Komentując groźbę strajku w oświacie wiceszef resortu kultury Jarosław Sellin podkreślił, że „żaden rząd w ostatnich 30 latach nie zapewnił nauczycielom takiej podwyżki, jaką my zaproponowaliśmy”.
– W ciągu zaledwie 1,5 roku podwyżka sięga 16 proc. Takiej podwyżki nie było w czasach rządu PO ani wcześniej SLD. Natomiast uważamy, że to jest jeszcze niewystarczające i – roztropnie zarządzając budżetem, zamykając lukę vatowską, lepiej ściągając podatki i uzdrawiając finanse publiczne – będziemy w kolejnych latach zapewniać kolejne podwyżki, ale już te są największe w historii III RP – powiedział.
– Broniarz jest postkomunistycznym śpiochem.
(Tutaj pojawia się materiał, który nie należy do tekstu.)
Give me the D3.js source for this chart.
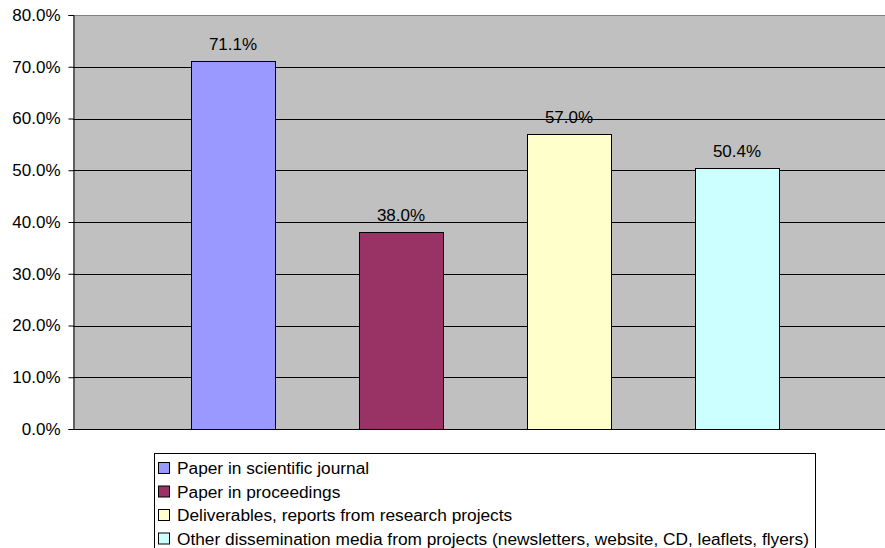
<!DOCTYPE html>
<html>
<head>
<meta charset="utf-8">
<script src="https://cdn.jsdelivr.net/npm/d3@7"></script>
<style>
  body { margin: 0; background: #fff; }
  text { font-family: "Liberation Sans", Arial, sans-serif; fill: #000; }
</style>
</head>
<body>
<div id="chart"></div>
<script>
// Data
var categories = [
  "Paper in scientific journal",
  "Paper in proceedings",
  "Deliverables, reports from research projects",
  "Other dissemination media from projects (newsletters, website, CD, leaflets, flyers)"
];
var values = [71.1, 38.0, 57.0, 50.4];
var colors = ["#9999FF", "#993366", "#FFFFCC", "#CCFFFF"];
var yTicks = [0, 10, 20, 30, 40, 50, 60, 70, 80];

var width = 885, height = 548;
var plot = {left: 73, right: 885, top: 15, bottom: 429};

var svg = d3.select("#chart").append("svg")
  .attr("width", width)
  .attr("height", height);

// scales
var x = d3.scaleBand()
  .domain(categories)
  .range([149, 821])
  .paddingInner(0.5)
  .paddingOuter(0.25);

var y = d3.scaleLinear()
  .domain([0, 80])
  .range([plot.bottom, plot.top]);

// plot background
svg.append("rect")
  .attr("x", plot.left)
  .attr("y", plot.top)
  .attr("width", plot.right - plot.left)
  .attr("height", plot.bottom - plot.top)
  .attr("fill", "#C0C0C0");

// top border
svg.append("line")
  .attr("x1", plot.left).attr("x2", plot.right)
  .attr("y1", plot.top + 0.5).attr("y2", plot.top + 0.5)
  .attr("stroke", "#808080");

// gridlines
svg.selectAll("line.grid")
  .data(yTicks.filter(function(d) { return d > 0 && d < 80; }))
  .enter()
  .append("line")
  .attr("class", "grid")
  .attr("x1", plot.left).attr("x2", plot.right)
  .attr("y1", function(d) { return Math.round(y(d)) + 0.5; })
  .attr("y2", function(d) { return Math.round(y(d)) + 0.5; })
  .attr("stroke", "#000");

// bars
svg.selectAll("rect.bar")
  .data(values)
  .enter()
  .append("rect")
  .attr("class", "bar")
  .attr("x", function(d, i) { return x(categories[i]) + 0.5; })
  .attr("y", function(d) { return Math.round(y(d)) + 0.5; })
  .attr("width", x.bandwidth())
  .attr("height", function(d) { return Math.round(y(0)) - Math.round(y(d)); })
  .attr("fill", function(d, i) { return colors[i]; })
  .attr("stroke", "#000");

// value labels
svg.selectAll("text.val")
  .data(values)
  .enter()
  .append("text")
  .attr("class", "val")
  .attr("x", function(d, i) { return x(categories[i]) + x.bandwidth() / 2; })
  .attr("y", function(d) { return y(d) - 11; })
  .attr("text-anchor", "middle")
  .attr("font-size", "17px")
  .text(function(d) { return d.toFixed(1) + "%"; });

// y axis
var yAxis = d3.axisLeft(y)
  .tickValues(yTicks)
  .tickSize(5)
  .tickPadding(8)
  .tickFormat(function(d) { return d.toFixed(1) + "%"; });

var gy = svg.append("g")
  .attr("transform", "translate(" + (plot.left + 0.5) + ",0)")
  .call(yAxis);
gy.select(".domain").attr("stroke", "#000");
gy.selectAll(".tick text")
  .attr("font-size", "17px")
  .attr("font-family", "Liberation Sans, Arial, sans-serif");

// x baseline
svg.append("line")
  .attr("x1", plot.left).attr("x2", plot.right)
  .attr("y1", Math.round(y(0)) + 0.5).attr("y2", Math.round(y(0)) + 0.5)
  .attr("stroke", "#000");

// legend
var legend = svg.append("g").attr("transform", "translate(154,453)");
legend.append("rect")
  .attr("x", 0.5).attr("y", 0.5)
  .attr("width", 661).attr("height", 110)
  .attr("fill", "#fff")
  .attr("stroke", "#000");

var rowH = 23.5;
var items = legend.selectAll("g.item")
  .data(categories)
  .enter()
  .append("g")
  .attr("class", "item")
  .attr("transform", function(d, i) { return "translate(0," + (15 + i * rowH) + ")"; });

items.append("rect")
  .attr("x", 4.5).attr("y", -5.5)
  .attr("width", 11).attr("height", 11)
  .attr("fill", function(d, i) { return colors[i]; })
  .attr("stroke", "#000");

items.append("text")
  .attr("x", 23)
  .attr("y", 6)
  .attr("font-size", "17.3px")
  .text(function(d) { return d; });
</script>
</body>
</html>
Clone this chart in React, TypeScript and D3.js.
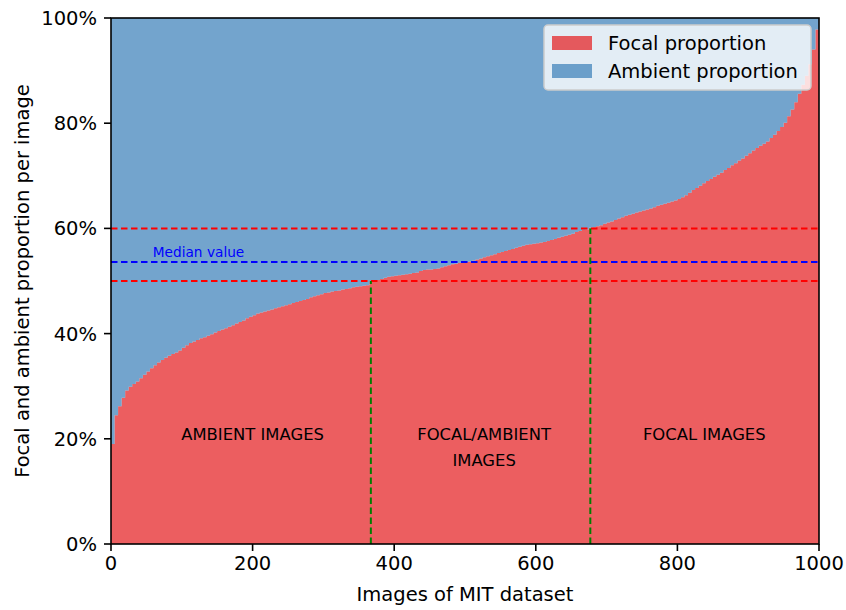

Kiedy rządziło SLD, siedział jak mysz pod miotłą, bo nie będzie uderzał w swoich towarzyszy, jak rządziła Platforma Obywatelska , to robił to samo, bo zauważył, że PO w dużej mierze zapewnia i realizuje interesy postkomunistycznego salonu. Budzi się tylko wtedy, gdy rządzi prawica – zwrócił uwagę Sellin.